Breaking down the Latest National Security Tech Regulations


The Biden administration has significantly intensified national security-related technology regulation recently, focusing in particular on China-related vectors of risk. This has included:

  • Export controls on specified advanced integrated circuits — especially those used for artificial intelligence — machines incorporating them, and equipment to produce them;
  • A proposed rule that would establish due diligence and reporting requirements and certain restrictions, directed at providers of U.S. infrastructure as a service, or IaaS, a type of cloud computing service; and
  • Measures intended to secure the technology supply chain, including with respect to connected vehicles and Chinese-origin ship-to-shore cranes at U.S. ports.

This article will explore these developments and describe the related compliance implications.
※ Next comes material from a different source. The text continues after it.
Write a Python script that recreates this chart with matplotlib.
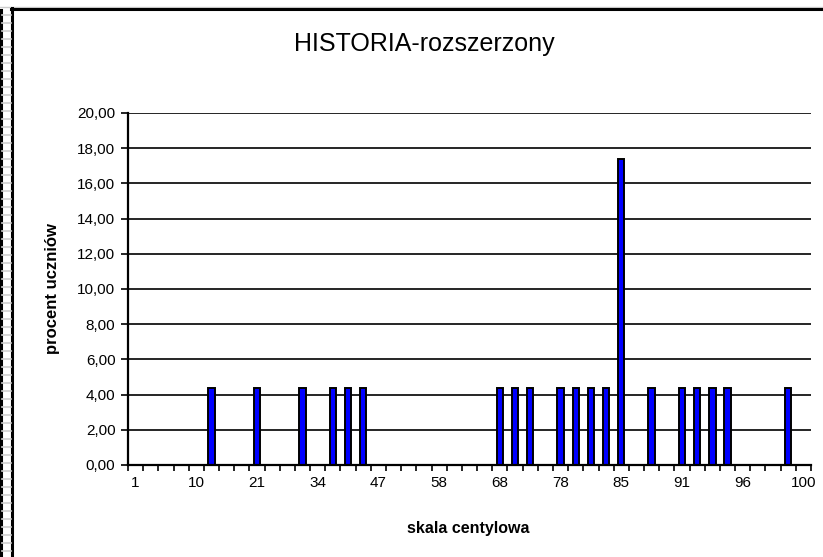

The latest clarifications to export controls regarding advanced computing items and semiconductor manufacturing equipment, as set out in an interim final rule, were published on April 4.

Export Controls

Overview of Expanded Controls

In two rounds of rulemaking in October 2022 and October 2023, the U.S. Department of Commerce's, Bureau of Industry and Security issued controls under the Export Administration Regulations, or EAR, regarding (1) advanced-node integrated circuits and electronic assemblies and computers incorporating them, (2) certain semiconductor manufacturing equipment, and (3) support for the development or production of supercomputers or specified advanced electronics.

Specifically, the rules:

  • Expand the EAR's coverage under the Commerce Control List to include specified advanced computing integrated circuits, electronics, subassemblies and computers that incorporate them, as well as specified semiconductor manufacturing equipment;
  • Broaden the reach of the EAR foreign direct product rule to cover a range of non-U.S. items that are derived from U.S. technology or software;
  • Impose license requirements for the export, reexport and transfer of controlled items to or within certain countries, including China and other countries that present risk of diversion to China or data center usage by China, with additional restrictions on companies headquartered in, or those with parents headquartered in, such countries;
  • Restrict U.S. persons from supporting the development or production of certain integrated circuits in certain jurisdictions; and
  • Restrict certain exports, reexports and transfers with knowledge that an item will be used in certain production of supercomputers or of integrated circuits at certain facilities.

Items Controlled

In the October 2022 and October 2023 rules, a key vehicle for the new controls is Export Control Classification Number, or ECCN, 3A090, which covers advanced integrated circuits that meet certain performance parameters, relying on two metrics: total processing performance, a complex measure of computer computations relative to processing units on a chip; and performance density, total processing performance divided by the area of silicon on a single integrated circuit.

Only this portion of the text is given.